Но иногда – и это случалось все чаще – тень накрывала его. Глаза теряли фокус, дыхание становилось резким, звериным. Тогда ему казалось, что он снова там. Что время сжато в кулак, что надо успеть, пока не грянуло, пока не нашли. В эти секунды нежность испарялась. Он входил в нее уже не как влюбленный, а как солдат, штурмующий позицию – резко, требовательно, с хриплым напряжением в голосе: "Раздвинь! Да, вот так… крепко… Держись!" Пальцы впивались в бедра не для ласки, а чтобы зафиксировать, удержать "цель". Зубы могли прикусить плечо в порыве, который сам не контролировал.

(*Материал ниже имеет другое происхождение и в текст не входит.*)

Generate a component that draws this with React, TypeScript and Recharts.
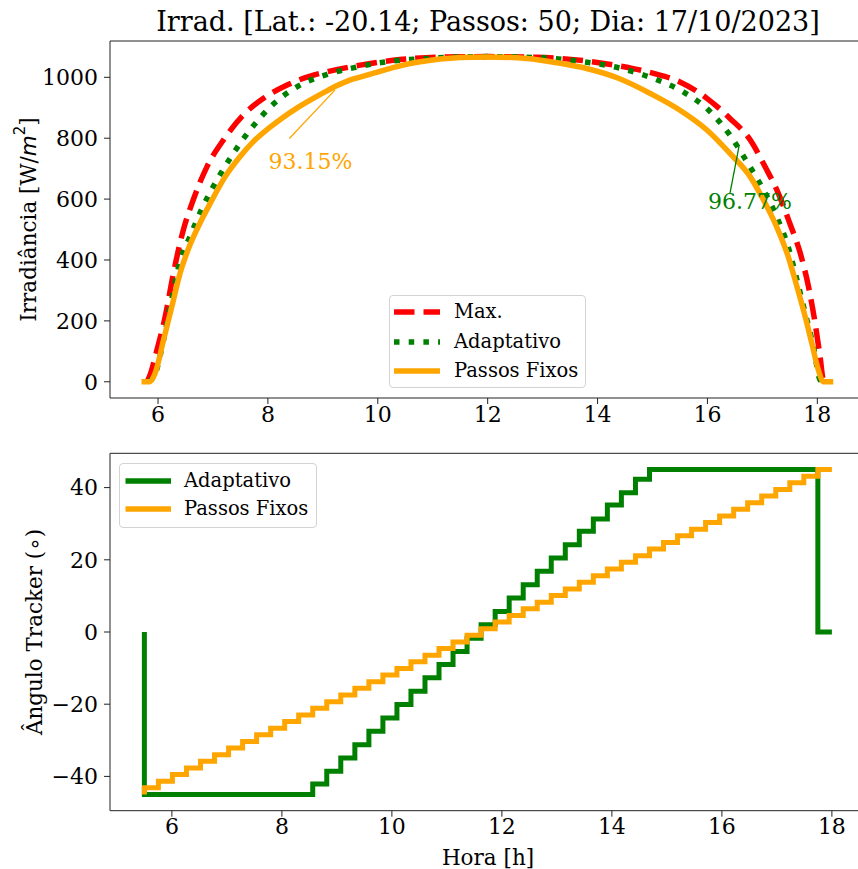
import { Legend, Line, LineChart, ReferenceDot, ReferenceLine, XAxis, YAxis } from "recharts";

const SERIF = "'DejaVu Serif', serif";
const SANS = "'DejaVu Sans', sans-serif";
const RED = "#ff0000";
const GREEN = "#008000";
const ORANGE = "#ffa500";
const SPINE = "#222";

// ---- top panel: irradiance (W/m2) ----
const maxHours = [5.8, 5.86, 5.98, 6.13, 6.28, 6.46, 6.64, 6.89, 7.19, 7.55, 7.92, 8.34, 8.77, 9.07, 9.68, 10.28, 11.07, 11.98, 12.89, 13.68, 14.41, 15.02, 15.5, 15.99, 16.41, 16.78, 17.05, 17.29, 17.5, 17.69, 17.84, 17.96, 18.05, 18.11, 18.15];
const maxValues = [0, 25, 104, 213, 356, 498, 597, 706, 794, 876, 931, 974, 1004, 1018, 1040, 1056, 1066, 1068, 1066, 1056, 1037, 1013, 985, 931, 865, 794, 706, 619, 520, 422, 312, 192, 82, 6, 0];

const adaptHours = [5.82, 5.95, 6.1, 6.25, 6.4, 6.58, 6.8, 7.07, 7.37, 7.71, 8.1, 8.55, 9.1, 9.6, 10.2, 11.0, 12.0, 13.0, 13.7, 14.41, 15.02, 15.56, 16.05, 16.41, 16.72, 16.99, 17.26, 17.47, 17.63, 17.78, 17.93, 18.05, 18.1];
const adaptValues = [0, 27, 137, 270, 395, 476, 569, 662, 750, 835, 912, 971, 1011, 1033, 1052, 1063, 1068, 1064, 1052, 1030, 996, 952, 887, 810, 722, 640, 542, 443, 334, 225, 115, 6, 0];

const fixedHours = [5.7, 5.85, 5.945, 6.1, 6.25, 6.4, 6.55, 6.76, 6.95, 7.22, 7.49, 7.73, 8.01, 8.25, 8.52, 8.77, 9.04, 9.25, 9.49, 9.8, 10.1, 10.46, 10.77, 11.5, 11.98, 12.71, 13.32, 13.8, 14.38, 14.96, 15.5, 15.99, 16.41, 16.78, 17.02, 17.26, 17.47, 17.63, 17.78, 17.9, 18.02, 18.11, 18.29];
const fixedValues = [0, 0, 27, 137, 246, 356, 435, 520, 586, 673, 739, 788, 832, 865, 898, 925, 952, 972, 991, 1007, 1023, 1040, 1051, 1065, 1067, 1062, 1046, 1029, 997, 947, 892, 827, 750, 673, 597, 509, 411, 312, 213, 126, 38, 0, 0];

// ---- bottom panel: tracker angle (deg) per step ----
const stepHours = [5.5, 5.755, 6.01, 6.265, 6.52, 6.776, 7.031, 7.286, 7.541, 7.796, 8.051, 8.306, 8.561, 8.816, 9.071, 9.327, 9.582, 9.837, 10.092, 10.347, 10.602, 10.857, 11.112, 11.367, 11.622, 11.878, 12.133, 12.388, 12.643, 12.898, 13.153, 13.408, 13.663, 13.918, 14.173, 14.429, 14.684, 14.939, 15.194, 15.449, 15.704, 15.959, 16.214, 16.469, 16.724, 16.98, 17.235, 17.49, 17.745, 18.0];
const adaptAngles = [0, -45, -45, -45, -45, -45, -45, -45, -45, -45, -45, -45, -45, -42.1, -38.6, -34.9, -31.2, -27.5, -23.8, -20.1, -16.4, -12.7, -9.0, -5.4, -1.7, 2.0, 5.7, 9.4, 13.1, 16.8, 20.5, 24.2, 27.9, 31.3, 35.2, 38.6, 42.3, 45, 45, 45, 45, 45, 45, 45, 45, 45, 45, 45, 45, 0];
const fixedAngles = [-45, -43.16, -41.33, -39.49, -37.65, -35.82, -33.98, -32.14, -30.31, -28.47, -26.63, -24.8, -22.96, -21.12, -19.29, -17.45, -15.61, -13.78, -11.94, -10.1, -8.27, -6.43, -4.59, -2.76, -0.92, 0.92, 2.76, 4.59, 6.43, 8.27, 10.1, 11.94, 13.78, 15.61, 17.45, 19.29, 21.12, 22.96, 24.8, 26.63, 28.47, 30.31, 32.14, 33.98, 35.82, 37.65, 39.49, 41.33, 43.16, 45];

const hourTicks = [6, 8, 10, 12, 14, 16, 18];
const irradTicks = [0, 200, 400, 600, 800, 1000];
const angleTicks = [-40, -20, 0, 20, 40];

const zip = (hs: number[], vs: number[]) => hs.map((h, i) => ({ h, v: vs[i] }));
const maxData = zip(maxHours, maxValues);
const adaptData = zip(adaptHours, adaptValues);
const fixedData = zip(fixedHours, fixedValues);
const adaptStep = zip(stepHours, adaptAngles);
const fixedStep = zip(stepHours, fixedAngles);

const TOP_X: [number, number] = [5.126, 18.904];
const TOP_Y: [number, number] = [-53.3, 1119.3];
const BOT_X: [number, number] = [4.875, 18.625];
const BOT_Y: [number, number] = [-49.5, 49.5];

const tickStyle = { fontSize: 22, fill: "#000", fontFamily: SERIF };
// matplotlib draws a real minus sign
const fmt = (v: number) => String(v).replace("-", "\u2212");

interface LegendRow {
  label: string;
  color: string;
  dash?: string;
}

function LegendBox({ rows, lineX, lineW, textX, firstY, gap }: {
  rows: LegendRow[]; lineX: number; lineW: number; textX: number; firstY: number; gap: number;
}) {
  return (
    <div
      style={{
        position: "relative",
        width: "100%",
        height: "100%",
        boxSizing: "border-box",
        border: "1px solid #d3d3d3",
        borderRadius: 4,
        background: "rgba(255,255,255,0.8)",
        fontFamily: SERIF,
      }}
    >
      {rows.map((r, i) => (
        <div key={r.label} style={{ position: "absolute", left: 0, top: firstY + i * gap - 14, height: 28, width: "100%" }}>
          <svg width={lineX + lineW + 2} height={28} style={{ position: "absolute", left: 0, top: 0 }}>
            <line x1={lineX} x2={lineX + lineW} y1={14} y2={14} stroke={r.color} strokeWidth={5.5} strokeDasharray={r.dash} />
          </svg>
          <span style={{ position: "absolute", left: textX, top: 0, lineHeight: "28px", fontSize: 19.5, color: "#000", whiteSpace: "nowrap" }}>
            {r.label}
          </span>
        </div>
      ))}
    </div>
  );
}

export default function App() {
  return (
    <div style={{ position: "fixed", left: 0, top: 0, width: 858, height: 869, overflow: "hidden", background: "#fff" }}>
      <div style={{ position: "absolute", left: 0, top: 0 }}>
        <LineChart width={880} height={430} margin={{ top: 41, right: 13, bottom: 0, left: 0 }}>
          <XAxis type="number" dataKey="h" domain={TOP_X} ticks={hourTicks} interval={0} allowDataOverflow
            height={32} tick={tickStyle} tickSize={6} tickMargin={2} stroke={SPINE} />
          <YAxis type="number" domain={TOP_Y} ticks={irradTicks} interval={0} allowDataOverflow
            width={110} tick={tickStyle} tickSize={6} tickMargin={6} stroke={SPINE} tickFormatter={fmt} />
          <ReferenceLine y={TOP_Y[1]} stroke={SPINE} strokeWidth={1} />
          <Line data={maxData} dataKey="v" name="Max." type="monotone" stroke={RED} strokeWidth={5.5}
            strokeDasharray="20.5 9" dot={false} activeDot={false} isAnimationActive={false} />
          <Line data={adaptData} dataKey="v" name="Adaptativo" type="monotone" stroke={GREEN} strokeWidth={5.5}
            strokeDasharray="5.5 9.2" dot={false} activeDot={false} isAnimationActive={false} />
          <Line data={fixedData} dataKey="v" name="Passos Fixos" type="monotone" stroke={ORANGE} strokeWidth={5.5}
            dot={false} activeDot={false} isAnimationActive={false} />
          <ReferenceLine segment={[{ x: 8.39, y: 799 }, { x: 9.22, y: 958 }]} stroke={ORANGE} strokeWidth={1.3} />
          <ReferenceLine segment={[{ x: 16.41, y: 619 }, { x: 16.575, y: 774 }]} stroke={GREEN} strokeWidth={1.3} />
          <ReferenceDot x={8.776} y={725} r={0} fill="none" stroke="none"
            label={{ value: "93.15%", position: "center", fill: ORANGE, fontSize: 22, fontFamily: SERIF }} />
          <ReferenceDot x={16.775} y={593} r={0} fill="none" stroke="none"
            label={{ value: "96.77%", position: "center", fill: GREEN, fontSize: 22, fontFamily: SERIF }} />
          <Legend layout="horizontal" verticalAlign="middle" align="center"
            wrapperStyle={{ left: 389, top: 295, width: 197, height: 93 }}
            content={() => (
              <LegendBox lineX={4} lineW={46} textX={64} firstY={16} gap={29.5}
                rows={[
                  { label: "Max.", color: RED, dash: "20.5 9" },
                  { label: "Adaptativo", color: GREEN, dash: "5.5 9.2" },
                  { label: "Passos Fixos", color: ORANGE },
                ]} />
            )} />
        </LineChart>
      </div>

      <div style={{ position: "absolute", left: 0, top: 440 }}>
        <LineChart width={880} height={429} margin={{ top: 13.3, right: 13.75, bottom: 18.3, left: 0 }}>
          <XAxis type="number" dataKey="h" domain={BOT_X} ticks={hourTicks} interval={0} allowDataOverflow
            height={40} tick={tickStyle} tickSize={6} tickMargin={2} stroke={SPINE} />
          <YAxis type="number" domain={BOT_Y} ticks={angleTicks} interval={0} allowDataOverflow
            width={110} tick={tickStyle} tickSize={6} tickMargin={6} stroke={SPINE} tickFormatter={fmt} />
          <ReferenceLine y={BOT_Y[1]} stroke={SPINE} strokeWidth={1} />
          <Line data={adaptStep} dataKey="v" name="Adaptativo" type="stepBefore" stroke={GREEN} strokeWidth={5}
            dot={false} activeDot={false} isAnimationActive={false} />
          <Line data={fixedStep} dataKey="v" name="Passos Fixos" type="stepBefore" stroke={ORANGE} strokeWidth={5}
            dot={false} activeDot={false} isAnimationActive={false} />
          <Legend layout="horizontal" verticalAlign="middle" align="center"
            wrapperStyle={{ left: 119, top: 23, width: 198, height: 65 }}
            content={() => (
              <LegendBox lineX={5.5} lineW={45.5} textX={64} firstY={17} gap={28.3}
                rows={[
                  { label: "Adaptativo", color: GREEN },
                  { label: "Passos Fixos", color: ORANGE },
                ]} />
            )} />
        </LineChart>
      </div>

      <svg width={858} height={869} style={{ position: "absolute", left: 0, top: 0, pointerEvents: "none" }}>
        <text x={488} y={31} textAnchor="middle" fontSize={27} fontFamily={SERIF} fill="#000">
          Irrad. [Lat.: -20.14; Passos: 50; Dia: 17/10/2023]
        </text>
        <text transform="translate(28,219.5) rotate(-90)" textAnchor="middle" dominantBaseline="central"
          fontSize={21.5} fontFamily={SERIF} fill="#000">
          Irradiância [W/<tspan fontFamily={SANS} fontStyle="italic">m</tspan>
          <tspan fontFamily={SANS} fontSize={15} dy={-8}>2</tspan>
          <tspan dy={8}>]</tspan>
        </text>
        <text transform="translate(34,632) rotate(-90)" textAnchor="middle" dominantBaseline="central"
          fontSize={21.5} fontFamily={SERIF} fill="#000">
          Ângulo Tracker (<tspan fontFamily={SANS}>∘</tspan>)
        </text>
        <text x={488} y={865} textAnchor="middle" fontSize={21.5} fontFamily={SERIF} fill="#000">
          Hora [h]
        </text>
      </svg>
    </div>
  );
}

Маша чувствовала этот перелом. Чувствовала, как его тело каменеет, как исчезает тот смущенный парень. Она стискивала зубы, принимая эту грубость, этот внезапный натиск. Не потому что ей это нравилось, а потому что понимала – сквозь нее он бьется с призраками. Ее тело реагировало по-своему: спина выгибалась навстречу даже этим жестким толчкам, влага предательски лилась рекой – отчаяние смешивалось с физиологией. А когда его палец, движимый не лаской, а слепым инстинктом, нащупывал ее клитор, она содрогалась всем телом, издавая сдавленный, прерывистый стон, и бессознательно вжималась в него глубже – тело искало хоть какого-то выхода, хоть какого-то пика, даже в этом хаосе.
"Кончаешь? А?" – его голос звучал чужим, глухим, как из траншеи. Вопрос был не издевкой, а скорее проверкой реальности, попыткой понять, где он. И она не отрицала, лишь глуше стонала, пряча лицо в подушку, принимая и этот всплеск его боли. Она терпела, потому что видела за этим – израненного парня, который помнил ее и пытался, пусть коряво, найти в ней спасение.
*****
Однажды, лежа в сене после долгого, почти неспешного соития, воздух был густым от их дыхания и запаха нагретой соломы. Тишина висела между ними, плотная, зыбкая. Он водил пальцем по ее мокрой щели, чувствуя, как она пульсирует под его прикосновением – отзвук недавней близости, знакомая теперь жизнь ее тела. Эта близость, это знание обожгли его вдруг чем-то большим, чем просто желанием. Он замер, пальцы остановились. Глаза, привыкшие к темноте сарая, уставились в черноту стропил над головой, будто ища там слов.
"Знаешь…" – голос сорвался, хриплый от непривычной нежности и смущения. Он сглотнул. Слова, простые и страшные, комком встали в горле. Привязанность. Нужность. Тихое счастье. Как это выговорить человеку, которыйзнает только войну и боль? Как не испугать? Как не показаться дураком? Он ощущал ее тепло рядом, ее дыхание, и эта обыденность вдруг показалась невероятно хрупкой и драгоценной. "Я… кажись…" – он попытался снова, борясь с собственной косноязычностью, с грузом лет молчания. "Кажись, очень привык к тебе, Маш. К твоему теплу. К этому… спокойствию. Сильно." Последнее слово вырвалось почти сдавленно, как признание в слабости. Он замолчал, затаив дыхание, ожидая не столько ответа, сколько хоть какого-то знака, что она не отшатнется от этой его обнаженной слабости.